Task details:
Look through the data for the string "chart". Copy every line where it is found.

==============================

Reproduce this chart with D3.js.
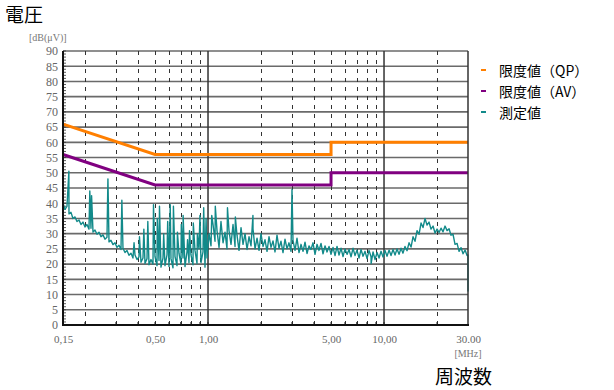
<!DOCTYPE html>
<html><head><meta charset="utf-8">
<script src="https://cdn.jsdelivr.net/npm/d3@7"></script>
<style>body{margin:0;background:#fff}svg{display:block}</style>
</head><body>
<svg id="c" width="614" height="390"></svg>
<script>
// ---- data ----
const dbTicks = [0,5,10,15,20,25,30,35,40,45,50,55,60,65,70,75,80,85,90];
const freqTicks = [0.15,0.5,1,5,10,30];
const freqTickLabels = ["0,15","0,50","1,00","5,00","10,00","30.00"];
const dashedGridFreqs = [0.2,0.3,0.4,0.5,0.6,0.7,0.8,0.9,2,3,4,5,6,7,8,9,20];
const solidGridFreqs = [1,10];
const limitFreq = [0.15,0.5,5,5,30];
const limitQP = [66,56,56,60,60];
const limitAV = [56,46,46,50,50];
const seriesNames = ["限度値（QP）","限度値（AV）","測定値"];
const seriesColors = ["#ff7f00","#800080","#128a8a"];
const measured = [
[0.1500,40],[0.1540,38],[0.1580,39],[0.162,50.5],[0.1622,36.5],[0.1665,37],[0.1709,35],[0.1755,35.5],
[0.1801,34],[0.1849,34.5],[0.1898,33],[0.1948,33.8],[0.2000,32.2],[0.2053,33],[0.2107,31.5],[0.213,44],
[0.2163,31.8],[0.218,42.5],[0.2221,30.5],[0.2279,31.2],[0.2340,29.8],[0.2402,30.5],[0.2466,29],[0.2531,29.6],
[0.2598,28.2],[0.2667,28.8],[0.270,48],[0.2738,27.3],[0.2810,27.8],[0.2885,26.4],[0.2961,27],[0.3040,25.5],
[0.3120,26.2],[0.3203,24.8],[0.324,41],[0.3288,25.2],[0.3375,23.8],[0.3465,24.5],[0.3556,22.9],[0.3651,23.6],
[0.3747,22],[0.380,27],[0.3847,23],[0.3949,21.5],[0.4053,22.4],[0.408,29],[0.4161,20.6],[0.4271,22],
[0.432,31.5],[0.4384,20.2],[0.4501,21.8],[0.455,34],[0.4620,19.8],[0.4742,21.5],[0.4868,20],[0.490,39.5],
[0.4997,22.5],[0.5130,19.5],[0.515,35],[0.5266,21.2],[0.530,39],[0.5405,19],[0.5549,22],[0.560,30],
[0.5696,19.5],[0.5847,23],[0.590,34],[0.6002,19.2],[0.610,39.5],[0.6161,21.8],[0.6324,18.8],[0.636,39],
[0.6492,22.5],[0.6664,19.5],[0.670,30.5],[0.6841,23.5],[0.7022,20],[0.705,33],[0.7208,22],[0.722,36],
[0.7399,19.2],[0.7595,24],[0.765,28],[0.7797,20.5],[0.785,31],[0.8003,23],[0.8215,19.8],[0.825,33.5],
[0.8433,24.5],[0.8657,20.2],[0.870,30],[0.8886,25],[0.900,36],[0.9122,20.5],[0.9364,24],[0.945,38.5],
[0.9612,19],[0.975,35],[0.9867,22],[1.013,30],[1.040,26],[1.05,36],[1.068,33],[1.096,27.5],[1.10,39],
[1.125,31],[1.155,25.5],[1.185,34],[1.217,27],[1.249,30.5],[1.282,25],[1.29,38.5],[1.316,31],[1.351,26.5],
[1.387,33],[1.424,25.8],[1.43,35.5],[1.461,29.5],[1.500,24.5],[1.540,32],[1.581,26.5],[1.623,30],[1.666,24.8],
[1.710,29],[1.755,26],[1.80,36],[1.802,31.5],[1.850,25],[1.899,28.5],[1.949,24.5],[2.000,30],[2.053,25.8],
[2.108,28],[2.164,24.2],[2.221,29],[2.280,25.5],[2.340,27.6],[2.402,24],[2.466,29.5],[2.531,25.2],[2.598,27.5],
[2.667,23.8],[2.738,28.2],[2.811,25],[2.885,27],[2.962,24.2],[3.00,44.5],[3.040,27.8],[3.121,24.5],[3.204,28.5],
[3.289,23.8],[3.376,26.5],[3.466,24.2],[3.557,27.2],[3.652,23.5],[3.748,26],[3.848,24.8],[3.950,27],[4.054,23.2],
[4.162,26.5],[4.272,24.5],[4.386,26.8],[4.502,23.4],[4.621,26],[4.744,24],[4.870,25.8],[4.999,23.2],[5.132,25.5],
[5.268,22.8],[5.407,25.8],[5.551,23],[5.698,25.2],[5.849,22.5],[6.004,25],[6.164,23.2],[6.327,24.8],[6.495,22.4],
[6.667,25.2],[6.844,22.8],[7.025,24.6],[7.212,22],[7.403,24.8],[7.599,22.6],[7.801,24.2],[8.008,21.8],[8.220,24.5],
[8.438,22.4],[8.45,20.2],[8.662,24],[8.892,21.5],[9.128,23.8],[9.370,22],[9.618,24.2],[9.873,22.3],[10.13,24.5],
[10.40,22.6],[10.68,24.6],[10.96,22.8],[11.25,24.8],[11.55,23],[11.86,25],[12.17,23.2],[12.49,25.2],[12.82,23.6],
[13.16,25.8],[13.51,24.4],[13.87,27],[14.24,25.6],[14.62,29],[15.00,27.5],[15.40,31],[15.81,29.8],[16.23,33.5],
[16.66,32],[17.10,35],[17.55,32.8],[18.02,33.8],[18.49,31.5],[18.99,32.5],[19.49,30.2],[20.01,31.5],[20.54,30.4],
[21.08,31.8],[21.64,30.6],[22.22,32.5],[22.81,31],[23.41,31.6],[24.03,29.5],[24.67,29.8],[25.32,26.5],[26.00,26.8],
[26.69,24.2],[27.39,25.4],[28.12,23.4],[28.87,24.6],[29.63,22.8],[29.99,23],[30.0,11]
];

// ---- chart ----
const svg = d3.select("#c");
svg.append("rect").attr("width",614).attr("height",390).attr("fill","#fff");
const x = d3.scaleLog().domain([0.15,30]).range([63,468]);
const y = d3.scaleLinear().domain([0,90]).range([325,51]);
const serif = "'Liberation Serif','DejaVu Serif',serif";
const cjk = "'Noto Sans CJK JP','Noto Sans',sans-serif";

// horizontal grid
svg.append("g").selectAll("line").data(dbTicks).join("line")
  .attr("x1",x(0.15)).attr("x2",x(30)).attr("y1",d=>y(d)).attr("y2",d=>y(d))
  .attr("stroke","#6a6a6a").attr("stroke-width",1.6);
// vertical dashed grid
svg.append("g").selectAll("line").data(dashedGridFreqs).join("line")
  .attr("x1",d=>Math.round(x(d))+0.5).attr("x2",d=>Math.round(x(d))+0.5).attr("y1",y(90)).attr("y2",y(0))
  .attr("stroke","#333").attr("stroke-width",1).attr("stroke-dasharray","4,5");
// vertical solid grid
svg.append("g").selectAll("line").data(solidGridFreqs).join("line")
  .attr("x1",d=>x(d)).attr("x2",d=>x(d)).attr("y1",y(90)).attr("y2",y(0))
  .attr("stroke","#333").attr("stroke-width",1.5);

// y minor ticks
const minorDb = d3.range(0,91,1);
svg.append("g").selectAll("line").data(minorDb).join("line")
  .attr("x1",x(0.15)).attr("x2",x(0.15)+3).attr("y1",d=>y(d)).attr("y2",d=>y(d))
  .attr("stroke","#333").attr("stroke-width",0.8);
// x minor ticks
const minorF = [0.2,0.3,0.4,0.5,0.6,0.7,0.8,0.9,1,2,3,4,5,6,7,8,9,10,20];
svg.append("g").selectAll("line").data(minorF).join("line")
  .attr("x1",d=>x(d)).attr("x2",d=>x(d)).attr("y1",y(0)).attr("y2",y(0)-3)
  .attr("stroke","#222").attr("stroke-width",1);

// measured trace
const line = d3.line().x(d=>x(d[0])).y(d=>y(d[1]));
svg.append("path").datum(measured).attr("d",line).attr("fill","none")
  .attr("stroke",seriesColors[2]).attr("stroke-width",1.4).attr("stroke-linejoin","round");

// limits
const lim = vals => limitFreq.map((f,i)=>[f,vals[i]]);
svg.append("path").datum(lim(limitQP)).attr("d",line).attr("fill","none")
  .attr("stroke",seriesColors[0]).attr("stroke-width",3);
svg.append("path").datum(lim(limitAV)).attr("d",line).attr("fill","none")
  .attr("stroke",seriesColors[1]).attr("stroke-width",3);

// frame
svg.append("line").attr("x1",x(30)).attr("x2",x(30)).attr("y1",y(90)).attr("y2",y(0)).attr("stroke","#333").attr("stroke-width",1.5);
svg.append("line").attr("x1",x(0.15)).attr("x2",x(0.15)).attr("y1",y(90)).attr("y2",y(0)+1).attr("stroke","#111").attr("stroke-width",2);
svg.append("line").attr("x1",x(0.15)-1).attr("x2",x(30)+1).attr("y1",y(0)).attr("y2",y(0)).attr("stroke","#111").attr("stroke-width",2);

// axes labels via d3 axes
const yAxis = d3.axisLeft(y).tickValues(dbTicks).tickSize(0).tickPadding(0).tickFormat(d3.format("d"));
const gy = svg.append("g").attr("transform",`translate(${x(0.15)-5},0)`).call(yAxis);
gy.select(".domain").remove();
gy.selectAll("text").attr("font-family",serif).attr("font-size",12).attr("fill","#666");

const xAxis = d3.axisBottom(x).tickValues(freqTicks).tickSize(0).tickPadding(0)
  .tickFormat((d,i)=>freqTickLabels[i]);
const gx = svg.append("g").attr("transform",`translate(0,${y(0)+10})`).call(xAxis);
gx.select(".domain").remove();
gx.selectAll("text").attr("font-family",serif).attr("font-size",11).attr("fill","#666");

// titles
svg.append("text").attr("x",5).attr("y",22).text("電圧")
  .attr("font-family",cjk).attr("font-size",19).attr("fill","#000");
svg.append("text").attr("x",29).attr("y",41).text("[dB(μV)]")
  .attr("font-family",serif).attr("font-size",10).attr("fill","#777");
svg.append("text").attr("x",468).attr("y",357).attr("text-anchor","middle").text("[MHz]")
  .attr("font-family",serif).attr("font-size",10).attr("fill","#777");
svg.append("text").attr("x",435).attr("y",384).text("周波数")
  .attr("font-family",cjk).attr("font-size",19).attr("fill","#000");

// legend
const lg = svg.append("g");
seriesNames.forEach((n,i)=>{
  const cy = 70 + i*21;
  lg.append("line").attr("x1",481).attr("x2",486).attr("y1",cy).attr("y2",cy)
    .attr("stroke",seriesColors[i]).attr("stroke-width",2);
  lg.append("text").attr("x",499).attr("y",cy).attr("dominant-baseline","central").text(n)
    .attr("font-family",cjk).attr("font-size",14).attr("fill","#000");
});
</script>
</body></html>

==============================

Reply:
Reproduce this chart with D3.js.
// ---- chart ----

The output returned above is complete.